Baghbazar Street: By the City’s Oldest Neighbourhood

Joydip Sur

Baghbazar Street, stretching from Rabindra Sarani in the west till Bidhan Sarani in the east is one of the oldest roads of the city. It commences from Raghu Mitra’s Ghat, named after the son of Govindaram, the black Zemindar of Calcutta.

The street which was in existence even at a time when Robert Clive was only a writer in the service of the East India Company owed its name to the adjoining Perrin’s Garden- the favourite haunt of the Company’s servants before the attack on Calcutta by Nawab’s forces.

Originally the street began its course from Old Powder Mill Ghat. C R William in an article titled Buzar by Perrins published in The Fort William Consultation on March 29, 1731, commented that “There being a proper place for a buzar near Perrin’s Garden, and as we are informed will bring in a good revenue to the Honourable Company, if a road and ditches were made to it, agreed that the Jemidar do make them.”

The name “Baag Buzar” first appeared in reference of its being farmed out in 1749. J. Z. Holwell too, mentions ‘Baghbazar’ in his account of Calcutta in 1752. The map of Calcutta, in the year of the Battle of Plassey (1757), shows this street lined with trees on both the sides. Wood’s map of Calcutta (1784) mentions Baghbazar as about a quarter of a mile long. Upjohn’s map (1794) shows Old Powder Mill Bazar Road where Baghbazar originally commenced from. The name Baghbazar Street came into existence after 1794.

As Kalikata became settled, Sutanuti was gradually abandoned by the English as a place of residence.
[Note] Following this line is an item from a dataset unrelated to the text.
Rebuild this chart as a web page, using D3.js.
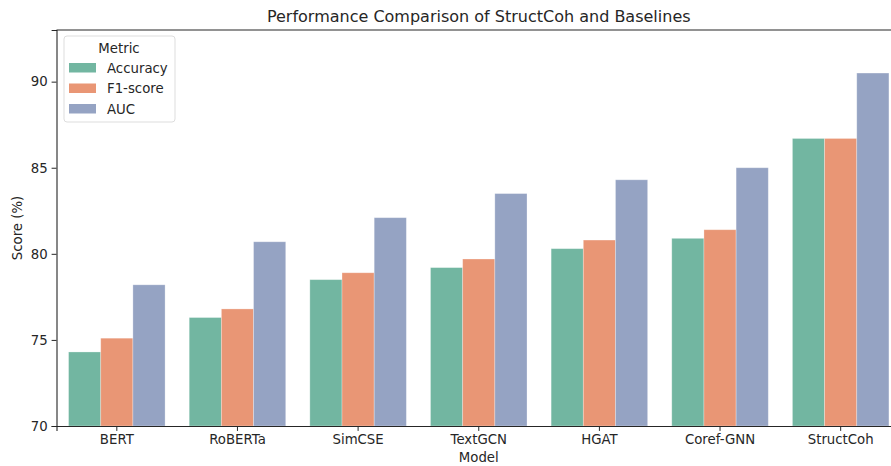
<!DOCTYPE html>
<html>
<head>
<meta charset="utf-8">
<script src="https://cdn.jsdelivr.net/npm/d3@7"></script>
<style>
  body { margin: 0; background: #fff; }
  text { font-family: "DejaVu Sans", sans-serif; fill: #262626; }
</style>
</head>
<body>
<div class="chart"></div>
<script>
var models = ["BERT", "RoBERTa", "SimCSE", "TextGCN", "HGAT", "Coref-GNN", "StructCoh"];
var metrics = ["Accuracy", "F1-score", "AUC"];
var accuracy = [74.3, 76.3, 78.5, 79.2, 80.3, 80.9, 86.7];
var f1score = [75.1, 76.8, 78.9, 79.7, 80.8, 81.4, 86.7];
var auc = [78.2, 80.7, 82.1, 83.5, 84.3, 85.0, 90.5];
var yTicks = [70, 75, 80, 85, 90];
var colors = ["#72b6a1", "#e99675", "#95a3c3"];

var svgWidth = 891;
var svgHeight = 466;
var margin = { top: 30, right: -10, bottom: 40, left: 56.5 };
var width = svgWidth - margin.left - margin.right;
var height = svgHeight - margin.top - margin.bottom;

var svg = d3.select(".chart").append("svg")
  .attr("width", svgWidth)
  .attr("height", svgHeight);

var chartGroup = svg.append("g")
  .attr("transform", `translate(${margin.left}, ${margin.top})`);

var series = [accuracy, f1score, auc];
var rows = [];
models.forEach(function(m, i) {
  metrics.forEach(function(k, j) {
    rows.push({ model: m, metric: k, value: series[j][i] });
  });
});

// one band per model, bars fill 0.8 of it
var x0 = d3.scaleBand().domain(models).range([0, width]).padding(0);
var groupW = x0.bandwidth() * 0.8;
var x1 = d3.scaleBand().domain(metrics).range([0, groupW]).padding(0);
var y = d3.scaleLinear().domain([70, 93]).range([height, 0]);

// bars
chartGroup.selectAll("rect.bar")
  .data(rows)
  .enter()
  .append("rect")
  .attr("class", "bar")
  .attr("x", d => x0(d.model) + x0.bandwidth() * 0.1 + x1(d.metric))
  .attr("y", d => y(d.value))
  .attr("width", x1.bandwidth())
  .attr("height", d => height - y(d.value))
  .attr("fill", d => colors[metrics.indexOf(d.metric)])
  .attr("stroke", "#ffffff")
  .attr("stroke-opacity", 0.35)
  .attr("stroke-width", 0.8);

// axes
var bottomAxis = d3.axisBottom(x0).tickSizeOuter(0).tickSize(4.9).tickPadding(4);
var leftAxis = d3.axisLeft(y).tickValues(yTicks).tickSizeOuter(0).tickSize(4.9).tickPadding(4);

var xAxis = chartGroup.append("g")
  .attr("transform", `translate(0, ${height})`)
  .call(bottomAxis);
var yAxis = chartGroup.append("g").call(leftAxis);

[xAxis, yAxis].forEach(function(a) {
  a.selectAll("text").style("font-size", "13.3px").style("fill", "#262626");
  a.selectAll("line").attr("stroke", "#262626");
  a.select(".domain").attr("stroke", "#262626").attr("stroke-width", 1.1);
});

// top and right spines
chartGroup.append("line")
  .attr("x1", 0).attr("x2", width).attr("y1", 0).attr("y2", 0)
  .attr("stroke", "#262626").attr("stroke-width", 1.1);
chartGroup.append("line")
  .attr("x1", width).attr("x2", width).attr("y1", 0).attr("y2", height)
  .attr("stroke", "#262626").attr("stroke-width", 1.1);

// title and labels
svg.append("text")
  .attr("x", margin.left + width / 2)
  .attr("y", 22)
  .attr("text-anchor", "middle")
  .style("font-size", "16px")
  .text("Performance Comparison of StructCoh and Baselines");

svg.append("text")
  .attr("x", margin.left + width / 2)
  .attr("y", 462)
  .attr("text-anchor", "middle")
  .style("font-size", "13.3px")
  .text("Model");

svg.append("text")
  .attr("transform", `translate(22, ${margin.top + height / 2}) rotate(-90)`)
  .attr("text-anchor", "middle")
  .style("font-size", "13.3px")
  .text("Score (%)");

// legend
var legend = svg.append("g").attr("transform", "translate(64, 36)");
legend.append("rect")
  .attr("width", 111).attr("height", 86).attr("rx", 3)
  .attr("fill", "#ffffff").attr("fill-opacity", 0.8)
  .attr("stroke", "#dddddd");
legend.append("text")
  .attr("x", 55).attr("y", 17)
  .attr("text-anchor", "middle")
  .style("font-size", "13.3px")
  .text("Metric");
metrics.forEach(function(k, j) {
  var row = legend.append("g").attr("transform", `translate(5, ${27 + j * 20.5})`);
  row.append("rect").attr("width", 27).attr("height", 9.5).attr("fill", colors[j]);
  row.append("text").attr("x", 38).attr("y", 9.5).style("font-size", "13.3px").text(k);
});
</script>
</body>
</html>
There remained, near its northernmost corner, Perrin’s Garden, the pleasure resort, where once it was the height of gentility for the British East India Company’s covenanted servants to take their ladies for an evening stroll or moonlight fete. Captain Perrin was the owner of several ships. His garden which started from the present Haralal Mitra Street on the east and terminated at Chitpur Road (present day Rabindra Sarani) near the River Hooghly on the west, was sold to the Company in 1749. The Company retained ownership of the garden till 1752 and then sold the property to J. Z. Holwell for a sum of 2,500 rupees. Perrin’s Point was at the north-western apex of his garden. Col. C. F. Scott started manufacturing gun powder at the gardens in 1754. The bazaar was situated on a part of the parcel of land which Purnachandra De owned as was stated in the Calcutta Municipal Gazette of December 25, 1926.
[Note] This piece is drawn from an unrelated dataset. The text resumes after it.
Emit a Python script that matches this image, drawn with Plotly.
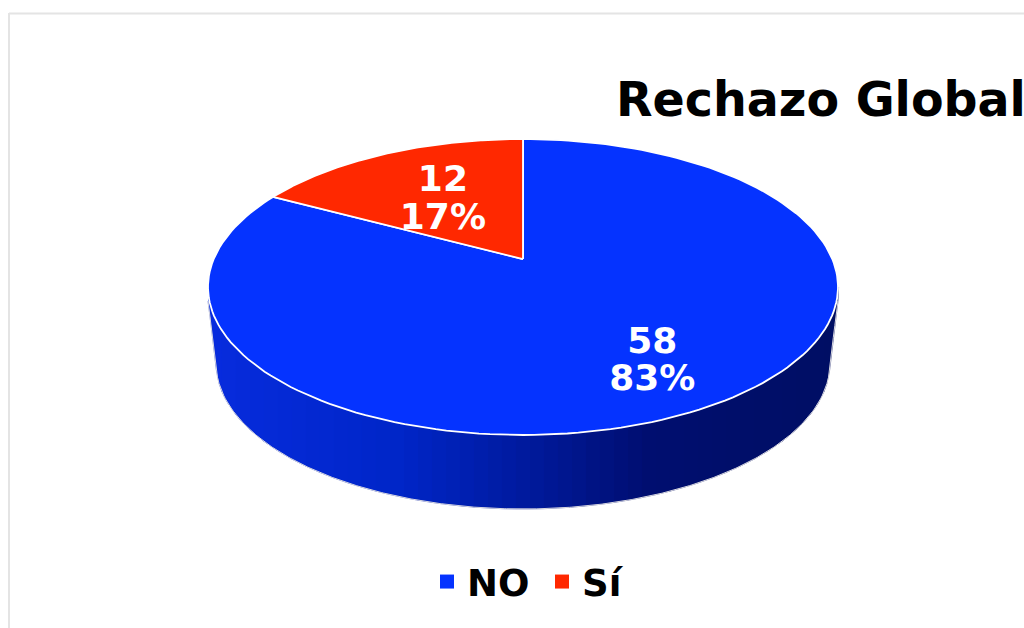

A “Redoubt” to protect Calcutta was built in 1855 and a year later a small garrison of 60 European and native soldiers led by Ensign Piccard repulsed the attack by the Nawab’s forces.

Baghbazar Para
Baghbazar has also been mentioned in several works of literature. One among them is Alaler Gharer Dulal (The Rich Man’s Spoilt Child) written by Peary Chand Mitra in 1857 which has an interesting piece of conversation being exchanged among few women centred on Baghbazar, possibly when they went for a bath in the River Hooghly. A rough translation of the excerpt would read as follows:

“Some are speaking of their oppressive sisters-in-law, some are cursing their tyrannical mothers-in-law, some are tired of life because of the kicks they receive from their daughters-in-law, particularly when their sons are too timid to intervene; some complain of the intolerable behaviour of the wives of their husband’s brothers and some say how keen they are to get their ten-year-old sons married.”

as well as illustrious individuals among who was Nagendranath Basu who edited 22 volumes Biswakosh, the Bengali encyclopedia. He lived at 8 Kantapukur Bylane in Baghbazar. Calcutta Municipal Corporation later renamed it as Biswakosh Lane. It is interesting to note that this is possibly the only road in the world named after a book. Mohanchand Basu, also lived in Bagbazar in the 19th century and was a disciple of Nidhu Babu, who introduced toppa songs. Bhola Maira, the renowned kaviyal (verse-contestant) had a sweet-meat shop on Bagbazar Street. So did Nabin Moira, inventor of rasogolla.

Sri Ramakrishna Paramhansa often stayed at the house of his householder devotee, Balaram Bose situated in the same neighbourhood. A little away was the family residence of noted playwright, Girish Chandra Ghosh and so was the home of Maa Sarada. Sister Nivedita also chose to open her school in Bagbazar. The office of the publication, Udbodhan founded by Swami Vivekananda is also located at Bagbazar.

The two auditoriums which are located side by side on Bagbazar Street – Girish Mancha and the auditorium of Paschim Banga Jatra Akademi – still bears testimony to love of the local people for culture. Baghbazar Sarbojanin Durga Puja continues to a major crowd puller with its deity of traditional design and innovative decoration.